What does he credit with this personal and professional development? The very same criticisms that were levelled at him at the start of his career. They taught him to develop an unshaken belief in himself and to acquire the mental toughness playing at the top level requires. Ironically, without the heavy condemnation he received, he wouldn’t be the player he is today.
So one can’t help but feel that in Lucas there is something of the ultimate role model.
But aside from this, what lessons can Lucas teach us for the future? Perhaps it’s to have similar belief in young talent with potential; to give them the benefit of the doubt and to support them through their development, even if it means overlooking a mistake or two. Or maybe it’s to criticise them more than we ever have before in the hopes of inspiring a similar level of improvement, weeding out those that don’t possess the attitude and spirit it requires to make it. Who knows?
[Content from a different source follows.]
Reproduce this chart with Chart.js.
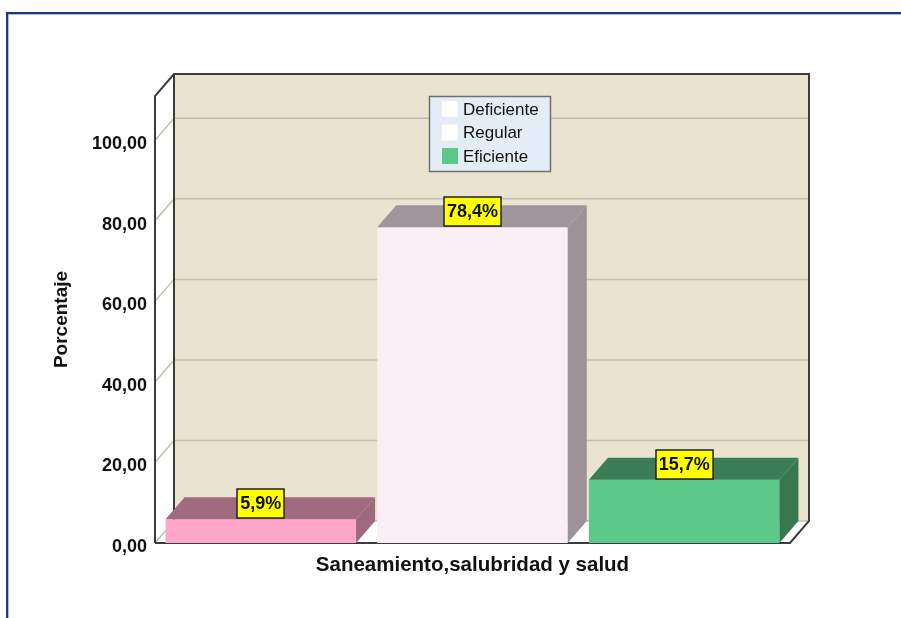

The one thing that is certain by this point is that after a stellar season, Lucas deserves all of the praise that he is surely in for. His career has been quite a ride so far, but it’s not over yet – and that can only be a good thing. He may not be the flashiest player, and it may be rare for him to directly influence the outcome of a game – but he plays an essential role in a squad that can only improve from here. For me, his attitude is second to none, and so long as his trademark consistency remains, he should be the first name on the team sheet for seasons to come. What’s more, if Liverpool can acquire more players with the determination and passion he shows week after week, then number nineteen shouldn’t be too far away.
For years, a famous song that has reverberated around the Kop has gone we all dream of a team of Carraghers. Me? I dream of a team of Lucas’s.